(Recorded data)
:::::

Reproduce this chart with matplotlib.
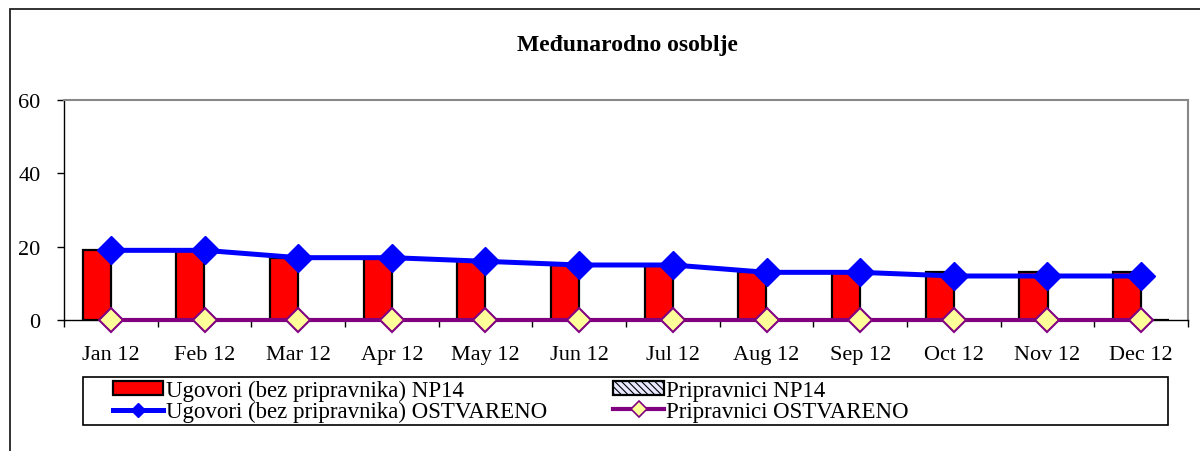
import matplotlib

matplotlib.use("Agg")
import matplotlib.pyplot as plt
import numpy as np
from matplotlib.lines import Line2D
from matplotlib.patches import Rectangle

months = ["Jan 12", "Feb 12", "Mar 12", "Apr 12", "May 12", "Jun 12",
          "Jul 12", "Aug 12", "Sep 12", "Oct 12", "Nov 12", "Dec 12"]
ugovori_np14 = [19, 19, 17, 17, 16, 15, 15, 13, 13, 13, 13, 13]
pripravnici_np14 = [0, 0, 0, 0, 0, 0, 0, 0, 0, 0, 0, 0]
ugovori_ostvareno = [19, 19, 17, 17, 16, 15, 15, 13, 13, 12, 12, 12]
pripravnici_ostvareno = [0, 0, 0, 0, 0, 0, 0, 0, 0, 0, 0, 0]
y_ticks = [0, 20, 40, 60]

plt.rcParams["font.family"] = ["Liberation Serif", "DejaVu Serif"]
plt.rcParams["hatch.color"] = "#6666cc"
plt.rcParams["hatch.linewidth"] = 0.8

W, H = 1200, 452
fig = plt.figure(figsize=(W / 100, H / 100), dpi=100)
ax = fig.add_axes([64 / W, 1 - 321 / H, (1188 - 64) / W, 220 / H])

# outer chart frame, running off the right and bottom edges
fig.patches.append(Rectangle((10 / W, -0.1), 1.1, 1.1 - 10 / H,
                             transform=fig.transFigure, fill=False,
                             edgecolor="#222222", linewidth=1.3))
# legend box
fig.patches.append(Rectangle((83 / W, 1 - 426 / H), (1168 - 83) / W, 48 / H,
                             transform=fig.transFigure, fill=False,
                             edgecolor="black", linewidth=1.2))

x = np.arange(len(months))
width = 0.3
b1 = ax.bar(x - width / 2, ugovori_np14, width, color="#ff0000",
            edgecolor="black", linewidth=1.6, zorder=2)
b2 = ax.bar(x + width / 2, pripravnici_np14, width, color="#e8e8ff",
            edgecolor="black", linewidth=1.6, hatch="\\\\\\\\\\", zorder=1)
ax.plot(x, ugovori_ostvareno, color="#0000ff", linewidth=3.6,
        marker="D", markersize=14, markerfacecolor="#0000ff",
        markeredgecolor="#0000ff", zorder=4, clip_on=False)
ax.plot(x, pripravnici_ostvareno, color="#800080", linewidth=3,
        marker="D", markersize=12, markerfacecolor="#ffff99",
        markeredgecolor="#800080", markeredgewidth=1.5, zorder=5,
        clip_on=False)

ax.set_xlim(-0.5, len(months) - 0.5)
ax.set_ylim(0, 60)
ax.set_yticks(y_ticks)
ax.set_xticks(x, months)
ax.set_xticks(np.arange(len(months) + 1) - 0.5, minor=True)
ax.tick_params(axis="x", which="major", length=0, pad=18, labelsize=16)
ax.tick_params(axis="x", which="minor", length=5, width=1, direction="out")
ax.tick_params(axis="y", length=5, width=1, direction="out", pad=12, labelsize=16)

for side in ("top", "right"):
    ax.spines[side].set_color("#888888")
    ax.spines[side].set_linewidth(1.5)
for side in ("left", "bottom"):
    ax.spines[side].set_color("black")
    ax.spines[side].set_linewidth(1)

fig.text(0.523, 1 - 45 / H, "Međunarodno osoblje", ha="center", va="center",
         fontsize=17, fontweight="bold")

# legend line handles with smaller markers than the plotted ones
h_blue = Line2D([], [], color="#0000ff", linewidth=3.6, marker="D",
                markersize=7, markerfacecolor="#0000ff", markeredgecolor="#0000ff")
h_purple = Line2D([], [], color="#800080", linewidth=3, marker="D",
                  markersize=8.5, markerfacecolor="#ffff99",
                  markeredgecolor="#800080", markeredgewidth=1.2)

fig.legend([b1, h_blue, b2, h_purple],
           ["Ugovori (bez pripravnika) NP14",
            "Ugovori (bez pripravnika) OSTVARENO",
            "Pripravnici NP14",
            "Pripravnici OSTVARENO"],
           ncol=2, loc="center left",
           bbox_to_anchor=(113 / W, 1 - 402 / H),
           fontsize=16.5, frameon=False, borderpad=0,
           labelspacing=0.0, handlelength=2.2, handletextpad=0.1,
           handleheight=0.55, borderaxespad=0, columnspacing=2.9)

fig.savefig("out.png", dpi=100)
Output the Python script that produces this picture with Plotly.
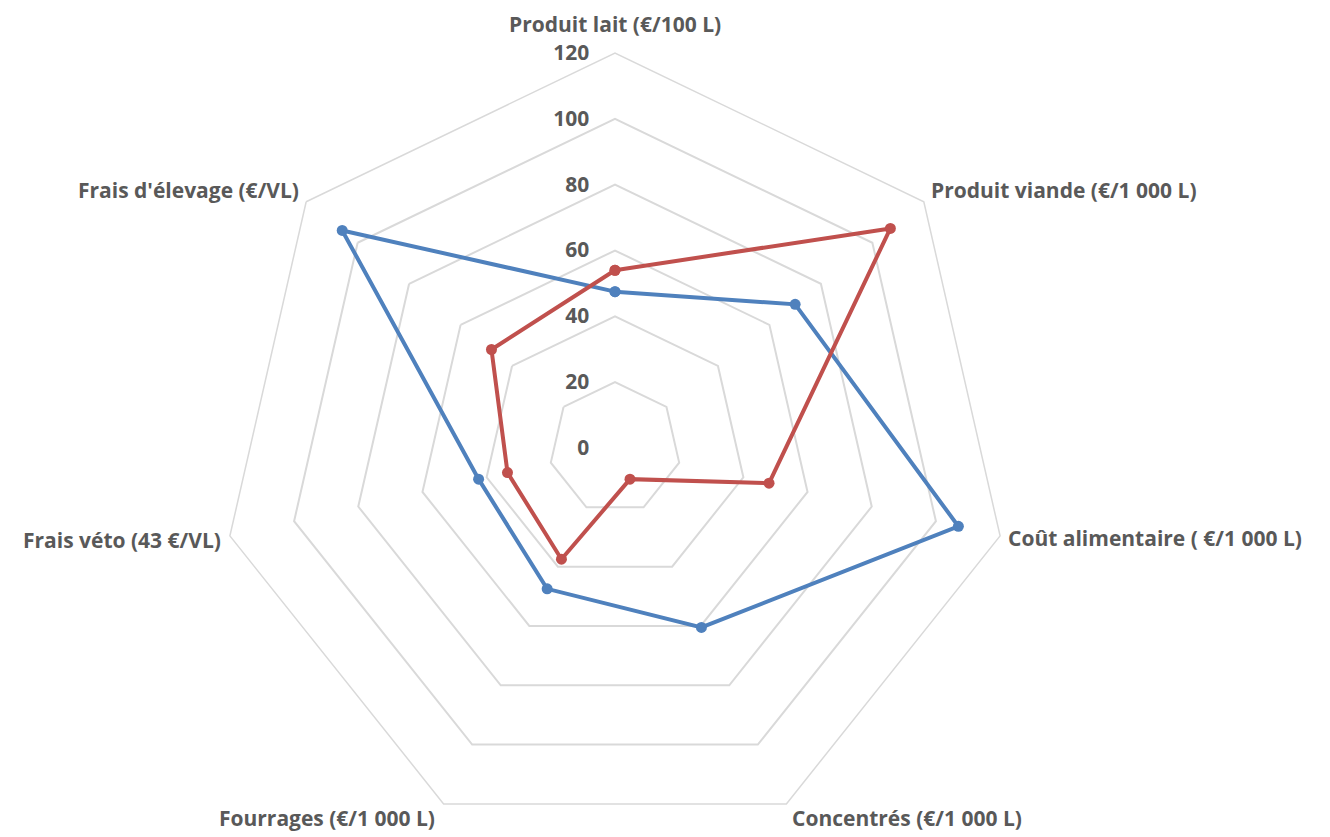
import plotly.graph_objects as go

categories = [
    "Produit lait (€/100 L)",
    "Produit viande (€/1 000 L)",
    "Coût alimentaire ( €/1 000 L)",
    "Concentrés (€/1 000 L)",
    "Fourrages (€/1 000 L)",
    "Frais véto (43 €/VL)",
    "Frais d'élevage (€/VL)",
]
serie_bleue = [47.5, 70, 107, 60.5, 47.5, 42.5, 106]
serie_rouge = [54, 107, 48, 10.5, 37.5, 33.5, 48]
radial_ticks = [0, 20, 40, 60, 80, 100, 120]

BLUE = "#4F81BD"
RED = "#C0504D"
GREY_TXT = "#595959"
GRID = "#D9D9D9"
FONT = "Open Sans"

def closed(vals):
    return list(vals) + [vals[0]]

fig = go.Figure()
for name, vals, col in [("Série 1", serie_bleue, BLUE), ("Série 2", serie_rouge, RED)]:
    fig.add_trace(go.Scatterpolar(
        r=closed(vals),
        theta=closed(categories),
        mode="lines+markers",
        name=name,
        line=dict(color=col, width=4),
        marker=dict(color=col, size=11),
    ))

W, H = 1330, 837
cx, cy_top, R = 607, 440, 395
cy_bottom = H - cy_top

# category label placement (pixel position in the figure, anchor)
label_pos = [
    (607, 16, "center"),
    (922, 182, "left"),
    (999, 530, "left"),
    (899, 810, "center"),
    (319, 810, "center"),
    (214, 532, "right"),
    (292, 182, "right"),
]
annotations = []
for text, (px, py, anchor) in zip(categories, label_pos):
    annotations.append(dict(
        text=text, x=px / W, y=1 - py / H, xref="paper", yref="paper",
        xanchor=anchor, yanchor="middle", showarrow=False, borderpad=0,
        font=dict(family=FONT, size=21, color=GREY_TXT, weight="bold"),
    ))

fig.update_layout(
    width=W, height=H,
    margin=dict(l=0, r=0, t=0, b=0),
    paper_bgcolor="white",
    plot_bgcolor="white",
    showlegend=False,
    font=dict(family=FONT, color=GREY_TXT),
    annotations=annotations,
    polar=dict(
        domain=dict(x=[(cx - R) / W, (cx + R) / W],
                    y=[max(0, (cy_bottom - R) / H), min(1, (cy_bottom + R) / H)]),
        gridshape="linear",
        bgcolor="white",
        radialaxis=dict(
            range=[0, 120],
            tickvals=radial_ticks,
            ticktext=[str(v) for v in radial_ticks],
            angle=90,
            tickangle=90,
            side="counterclockwise",
            showline=False,
            ticks="outside",
            ticklen=18,
            tickcolor="rgba(0,0,0,0)",
            showgrid=True,
            gridcolor=GRID,
            gridwidth=1.5,
            tickfont=dict(family=FONT, size=21, color=GREY_TXT, weight="bold"),
        ),
        angularaxis=dict(
            direction="clockwise",
            rotation=90,
            showgrid=False,
            showline=True,
            linecolor=GRID,
            linewidth=1.5,
            ticks="",
            showticklabels=False,
        ),
    ),
)

fig.write_html("out.html")
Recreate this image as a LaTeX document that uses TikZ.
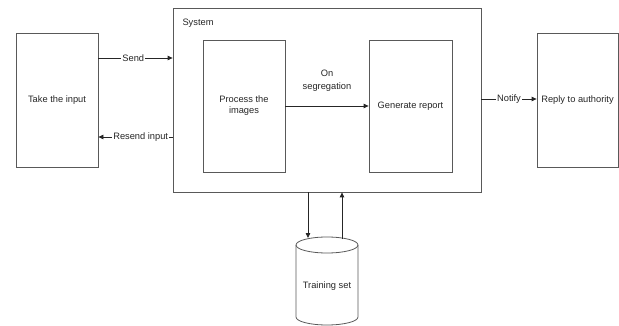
\documentclass[tikz,border=0pt]{standalone}
\usepackage{fontspec}
\setmainfont{Liberation Sans}
\usetikzlibrary{arrows.meta}
\begin{document}
\begin{tikzpicture}[x=1pt,y=-1pt,
  every node/.style={font=\fontsize{9.3}{11}\selectfont, text=black!85},
  box/.style={draw=black!65, line width=0.8pt, inner sep=0pt},
  arr/.style={draw=black!85, line width=0.8pt, -{Triangle[length=5pt,width=4.5pt]}},
  lbl/.style={fill=white, inner sep=1pt}]
\useasboundingbox (0,0) rectangle (619,326);
% boxes
\node[box, minimum width=82pt, minimum height=134pt] (inp) at (57,100) {Take the input};
\node[box, minimum width=308pt, minimum height=184pt] (sys) at (327,100) {};
\node[anchor=west] (syslbl) at (179,23) {System};
\node[box, minimum width=82pt, minimum height=132pt, align=center] (proc) at (244,106) {Process the\\images};
\node[box, minimum width=83pt, minimum height=132pt] (gen) at (410.5,106) {Generate report};
\node[box, minimum width=81pt, minimum height=134pt] (rep) at (577.5,100) {Reply to authority};
% cylinder
\draw[black!65, line width=0.8pt] (327,245) ellipse [x radius=31, y radius=8];
\draw[black!65, line width=0.8pt] (296,245) -- (296,317) arc[start angle=180, end angle=0, x radius=31, y radius=8] -- (358,245);
\node[minimum width=62pt, minimum height=80pt] (ts) at (327,286) {Training set};
% connectors
\coordinate (sendA) at (inp.east |- 0,58);
\coordinate (sendB) at (sys.west |- 0,58);
\draw[arr] (sendA) -- node[lbl, pos=0.47] {Send} (sendB);
\coordinate (resA) at (sys.west |- 0,137);
\coordinate (resB) at (inp.east |- 0,137);
\draw[arr] (resA) -- node[lbl, pos=0.43] {Resend input} (resB);
\draw[arr] (proc.east) -- node[above=14pt, align=center, inner sep=0pt] {On\\[2pt]segregation} (gen.west);
\coordinate (notA) at (sys.east |- 0,99);
\coordinate (notB) at (rep.west |- 0,99);
\draw[arr] (notA) -- node[lbl, pos=0.5] {Notify} (notB);
\coordinate (dnA) at (sys.south -| 308,0);
\coordinate (dnB) at (308,238);
\draw[arr] (dnA) -- (dnB);
\coordinate (upA) at (342,239);
\coordinate (upB) at (sys.south -| 342,0);
\draw[arr] (upA) -- (upB);
\end{tikzpicture}
\end{document}
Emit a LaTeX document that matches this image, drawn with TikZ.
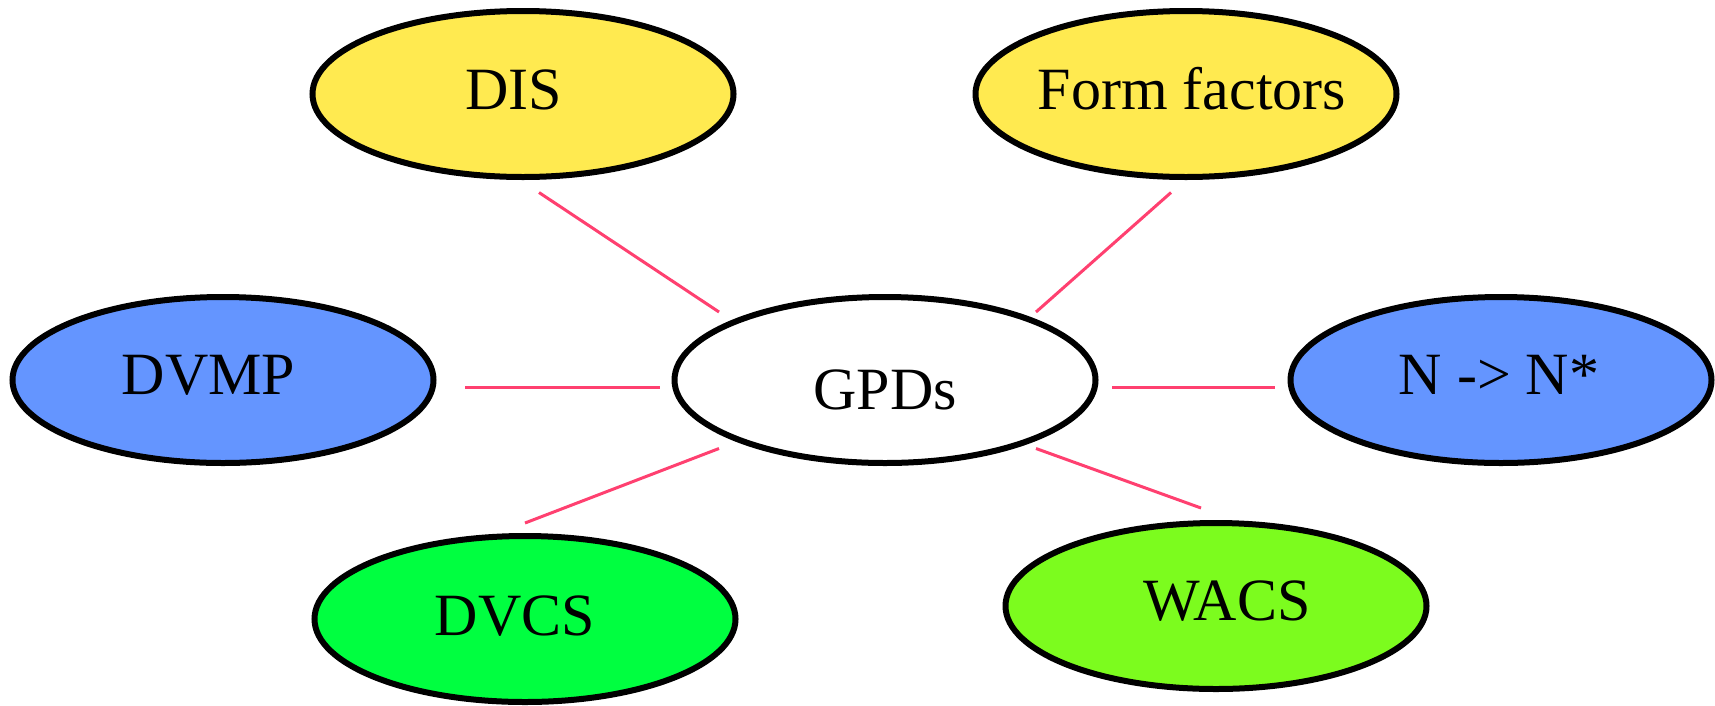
\documentclass[tikz,border=0pt]{standalone}
\usepackage{fontspec}
\setmainfont{Liberation Serif}
\usetikzlibrary{shapes.geometric}
\definecolor{disyellow}{HTML}{FFEA50}
\definecolor{nblue}{HTML}{6495FF}
\definecolor{dvcsgreen}{HTML}{00FF40}
\definecolor{wacsgreen}{HTML}{7CFC1E}
\definecolor{linkpink}{HTML}{FF4070}
\newcommand\offtext[3]{\raisebox{#2}{\makebox[0pt][c]{\hspace*{#1}\hspace*{#1}#3}}}
\tikzset{
  blob/.style={ellipse, draw=black, line width=6pt, minimum width=421pt, minimum height=166pt, inner sep=0pt,
    text height=39.3pt, text depth=0pt, font=\fontsize{60}{70}\selectfont},
  link/.style={draw=linkpink, line width=3pt}
}
\begin{document}
\begin{tikzpicture}[x=1pt,y=-1pt]
\useasboundingbox (0,0) rectangle (1715,705);
\node[blob, fill=disyellow] (dis) at (523,94) {\offtext{-9.5pt}{4pt}{DIS}};
\node[blob, fill=disyellow] (ff) at (1186,94) {\offtext{6pt}{4pt}{Form factors}};
\node[blob, fill=nblue] (dvmp) at (223,380) {\offtext{-14.5pt}{5pt}{DVMP}};
\node[blob, fill=white] (gpd) at (885,380) {\offtext{0pt}{-10pt}{GPDs}};
\node[blob, fill=nblue] (nn) at (1501,380) {\offtext{-2pt}{5pt}{N -> N*}};
\node[blob, fill=dvcsgreen] (dvcs) at (525,619) {\offtext{-10pt}{3pt}{DVCS}};
\node[blob, fill=wacsgreen] (wacs) at (1216,606) {\offtext{11pt}{5pt}{WACS}};
\coordinate (a1) at (539,192.5); \coordinate (a2) at (719,312);
\coordinate (b1) at (1171,192.5); \coordinate (b2) at (1036,312);
\coordinate (c1) at (465,387); \coordinate (c2) at (660,387);
\coordinate (d1) at (1112,387); \coordinate (d2) at (1275,387);
\coordinate (e1) at (525,523); \coordinate (e2) at (719,448.5);
\coordinate (f1) at (1036,448.5); \coordinate (f2) at (1201,508);
\draw[link] (a1) -- (a2);
\draw[link] (b1) -- (b2);
\draw[link] (c1) -- (c2);
\draw[link] (d1) -- (d2);
\draw[link] (e1) -- (e2);
\draw[link] (f1) -- (f2);
\end{tikzpicture}
\end{document}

:::::

◆ Set exercise
From the entries above, list each line with "that" in it.

◆ Reply
Output the Python script that produces this picture with Plotly.
Recreate this image as a LaTeX document that uses TikZ.
Emit a LaTeX document that matches this image, drawn with TikZ.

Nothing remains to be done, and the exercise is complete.